In a statement, Brody said she made the decision late last week in conjunction with Bayfront's new partners at Health Management Associates, which will hold an 80 percent share in a joint venture that will operate Bayfront Health System.
The deal could be sealed today in a vote by the St. Petersburg City Council, which must approve a new lease for the hospital sitting on city-owned land.
"This is the final major milestone prior to our expected launch in April. I remain pleased with the outcome and proud of the partnership we have worked for more than two years to create," Brody said in the statement emailed late Wednesday afternoon to hospital employees and medical staff. "It meets each of our goals for partnership, and paves the way for Bayfront's bright and successful future."
There are no plans for Brody, 55, to continue in any other capacity at Bayfront, according to Kanika Tomalin, the hospital's vice president for strategic planning and public affairs. Brody was not available for an interview, hospital officials said.
"She is an extraordinary leader," said Alan Levine, a senior vice president at Naples-based HMA. "She has worked really hard to try to find a partner that will carry Bayfront forward."
He stressed that the decision to depart was Brody's to make, with no one forcing her to leave.
Brody came to Bayfront in 1987 as the chief operating officer.
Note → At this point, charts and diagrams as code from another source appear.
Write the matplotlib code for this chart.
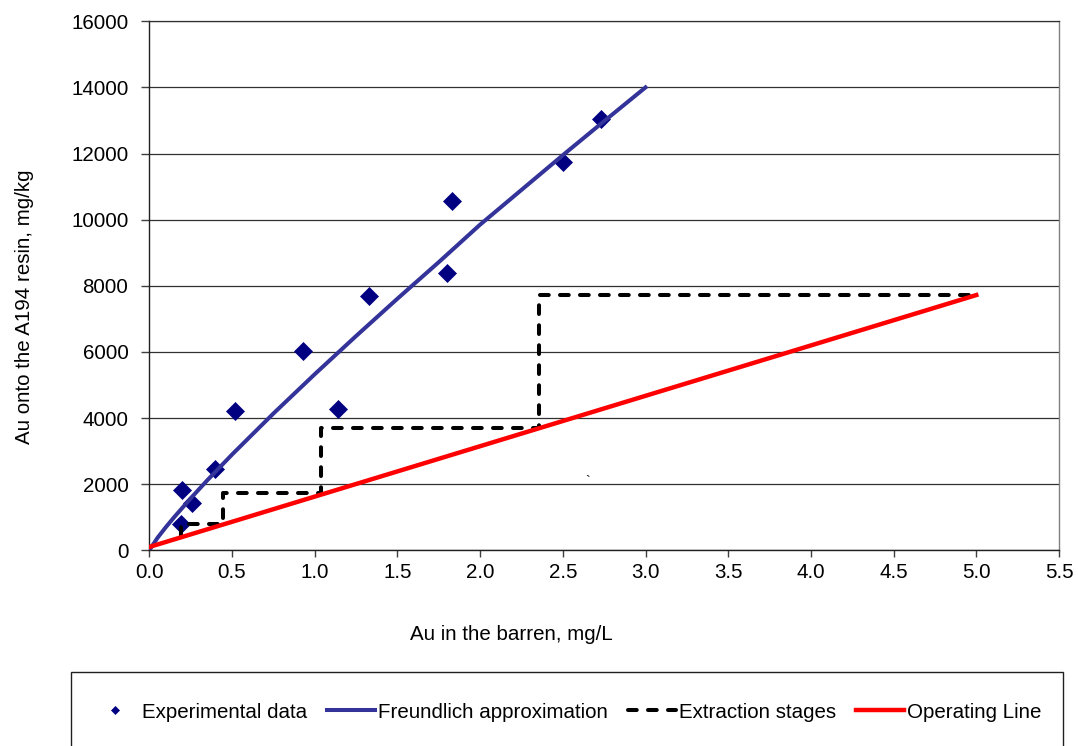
import matplotlib
matplotlib.use("Agg")
from matplotlib import pyplot as plt
from matplotlib.patches import Rectangle

plt.rcParams['font.family'] = ['Liberation Sans', 'DejaVu Sans']
plt.rcParams['lines.scale_dashes'] = False

# experimental points (Au in barren, Au on resin)
exp_x = [0.19, 0.20, 0.26, 0.40, 0.52, 0.93, 1.14, 1.33, 1.80, 1.83, 2.50, 2.73]
exp_y = [795, 1820, 1420, 2450, 4220, 6040, 4270, 7690, 8380, 10550, 11750, 13040]

# Freundlich approximation
fr_x = [0.0, 0.05, 0.1, 0.15, 0.25, 0.35, 0.5, 0.75, 1.0, 1.25, 1.5, 1.75,
        2.0, 2.25, 2.5, 2.75, 3.0]
fr_y = [0, 380, 700, 1000, 1570, 2115, 2895, 4135, 5325, 6480, 7610, 8715,
        9850, 10900, 11950, 12980, 14000]

# extraction stages staircase
st_x = [0.19, 0.19, 0.447, 0.447, 1.04, 1.04, 2.358, 2.358, 5.0]
st_y = [430, 795, 795, 1740, 1740, 3690, 3690, 7720, 7720]

# operating line
op_x = [0.0, 5.0]
op_y = [100, 7720]

x_ticks = [0.0, 0.5, 1.0, 1.5, 2.0, 2.5, 3.0, 3.5, 4.0, 4.5, 5.0, 5.5]
y_ticks = [0, 2000, 4000, 6000, 8000, 10000, 12000, 14000, 16000]

W, H = 1078, 746
fs = 14.8

fig = plt.figure(figsize=(W / 100, H / 100), dpi=100)
ax = fig.add_axes([149.3 / W, 1 - 550.3 / H, (1059 - 149.3) / W, (550.3 - 21.3) / H])

ax.plot(exp_x, exp_y, ls='none', marker='D', ms=9.6, color='#000080',
        mec='#000080', mew=0.5, label='Experimental data', zorder=3)
ax.plot(fr_x, fr_y, color='#333399', lw=2.9, label='Freundlich approximation',
        zorder=4, solid_joinstyle='round')
ax.plot(st_x, st_y, color='black', lw=2.9, dashes=(6.3, 8.1),
        dash_capstyle='round', solid_joinstyle='round',
        label='Extraction stages', zorder=5)
ax.plot(op_x, op_y, color='#ff0000', lw=3.2, label='Operating Line', zorder=6)

ax.set_xlim(0, 5.5)
ax.set_ylim(0, 16000)
ax.set_xticks(x_ticks)
ax.set_xticklabels([f"{v:.1f}" for v in x_ticks])
ax.set_yticks(y_ticks)
ax.set_yticklabels([str(v) for v in y_ticks])
ax.tick_params(axis='both', direction='out', labelsize=fs, colors='#404040',
               labelcolor='black', width=1)
ax.tick_params(axis='y', length=6, pad=9)
ax.tick_params(axis='x', length=5, pad=4)

ax.yaxis.grid(True, color='#303030', lw=0.9)
ax.set_axisbelow(True)
for side in ['left', 'bottom']:
    ax.spines[side].set_color('#202020')
    ax.spines[side].set_linewidth(1)
ax.spines['top'].set_color('#303030')
ax.spines['top'].set_linewidth(0.9)
ax.spines['right'].set_color('#808080')
ax.spines['right'].set_linewidth(1)

fig.text(25 / W, 1 - 307 / H, 'Au onto the A194 resin, mg/kg', rotation=90,
         ha='center', va='center', fontsize=fs)
fig.text(511 / W, 1 - 634 / H, 'Au in the barren, mg/L',
         ha='center', va='center', fontsize=fs)
fig.text(588 / W, 1 - 482 / H, '`', ha='center', va='center', fontsize=10)

# legend box, cut by the bottom edge
fig.patches.append(Rectangle((71 / W, -0.05), (1063 - 71) / W, 0.05 + 1 - 672 / H,
                             transform=fig.transFigure, fill=False,
                             edgecolor='#202020', lw=1))
leg = fig.legend(loc='center', bbox_to_anchor=(566 / W, 1 - 712 / H), ncol=4,
                 frameon=False, fontsize=fs, handlelength=2.35,
                 handletextpad=0.15, columnspacing=0.95, markerscale=0.45,
                 borderpad=0)

fig.savefig('out.png', dpi=100)
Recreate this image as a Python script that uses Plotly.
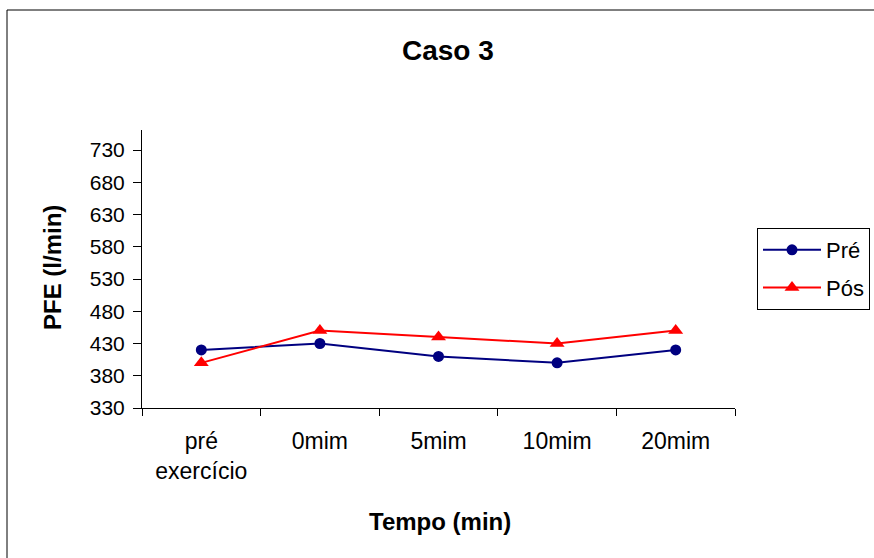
import plotly.graph_objects as go

# PFE readings per moment
categorias = ["pré<br>exercício", "0mim", "5mim", "10mim", "20mim"]
pre = [420, 430, 410, 400, 420]
pos = [400, 450, 440, 430, 450]
yticks = [330, 380, 430, 480, 530, 580, 630, 680, 730]

FONT = "Liberation Sans, Arial, sans-serif"

W, H = 874, 558
L, R, T, B = 142, 139, 130, 150
pw, ph = W - L - R, H - T - B


def px_x(x):
    return (x - L) / pw


def px_y(y):
    return (H - B - y) / ph


fig = go.Figure()
fig.add_trace(go.Scatter(
    x=categorias, y=pre, name="Pré", mode="lines+markers",
    line=dict(color="#000080", width=2),
    marker=dict(symbol="circle", size=11, color="#000080"),
    legendgroup="a",
))
fig.add_trace(go.Scatter(
    x=categorias, y=pos, name="Pós", mode="lines+markers",
    line=dict(color="#FF0000", width=2),
    marker=dict(symbol="triangle-up", size=13, color="#FF0000"),
    legendgroup="b",
))

fig.update_layout(
    width=W, height=H,
    margin=dict(l=L, r=R, t=T, b=B, autoexpand=False),
    paper_bgcolor="white", plot_bgcolor="white",
    font=dict(family=FONT, color="black", size=21),
    showlegend=True,
    legend=dict(
        x=px_x(757), y=px_y(228), xanchor="left", yanchor="top",
        bordercolor="black", borderwidth=1, bgcolor="white",
        font=dict(size=22), traceorder="grouped", tracegroupgap=6,
        itemwidth=58,
    ),
    xaxis=dict(
        type="category", range=[-0.5, 4.5], showgrid=False, zeroline=False,
        showline=True, linecolor="black", linewidth=1,
        ticks="outside", tickson="boundaries", ticklen=7, tickcolor="black",
        ticklabelstandoff=12, tickfont=dict(size=23),
    ),
    yaxis=dict(
        range=[330, 761], tickvals=yticks, showgrid=False, zeroline=False,
        showline=True, linecolor="black", linewidth=1,
        ticks="outside", ticklen=8, tickcolor="black",
        ticklabelstandoff=4, tickfont=dict(size=21),
    ),
    shapes=[dict(
        type="rect", xref="paper", yref="paper",
        x0=px_x(7), y0=px_y(700), x1=px_x(900), y1=px_y(10),
        line=dict(color="black", width=1), fillcolor="rgba(0,0,0,0)",
        layer="below",
    )],
    annotations=[
        dict(text="<b>Caso 3</b>", xref="paper", yref="paper",
             x=px_x(448), y=px_y(50), showarrow=False,
             font=dict(size=28), xanchor="center", yanchor="middle"),
        dict(text="<b>Tempo (min)</b>", xref="paper", yref="paper",
             x=px_x(440), y=px_y(521), showarrow=False,
             font=dict(size=24), xanchor="center", yanchor="middle"),
        dict(text="<b>PFE (l/min)</b>", xref="paper", yref="paper",
             x=px_x(52), y=px_y(268), showarrow=False, textangle=-90,
             font=dict(size=24), xanchor="center", yanchor="middle"),
    ],
)

fig.write_html("out.html")
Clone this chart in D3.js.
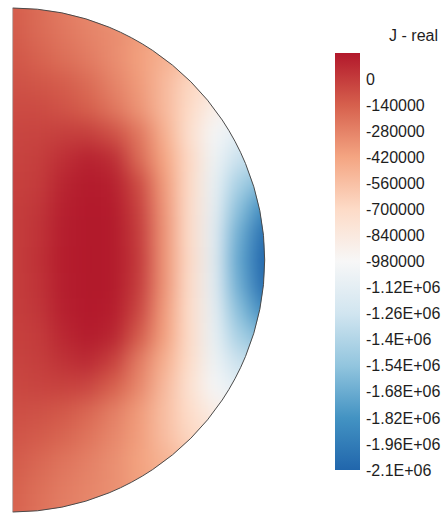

She was named its president and CEO in 1995 at the age of 37, becoming one of the region's highest-ranking female executives and one of the youngest.
Under her leadership, Bayfront increased its market share in a highly competitive market, Tomalin noted. She oversaw major expansions, including the construction of the James Heart Center and Bayfront Baby Place, a new maternity unit within neighboring All Children's Hospital.
Brody also steered Bayfront through a controversial past attempt to team up with a larger hospital system.
In the 1990s, Bayfront was a founding member of BayCare Health System, a regional not-for-profit. But prompted in part by civil rights groups, the city sued after learning Bayfront had altered some of its policies regarding issues such as abortion in deference to BayCare's Catholic ties. Bayfront ultimately agreed in a settlement with the city to remain a secular hospital.
In recent months, Brody has advocated for Bayfront's HMA deal as some City Council members expressed concerns about a critical 60 Minutes investigation of the company alleging profit-boosting in its emergency room practices. She also pledged Bayfront's ongoing commitment to providing charity care.
Brody did not set a date for her departure.
Council member Leslie Curran didn't think Brody's announcement would necessarily have any bearing on the Bayfront vote.
"When you're doing a merger or acquisition of this nature, you always expect some things may change," she said.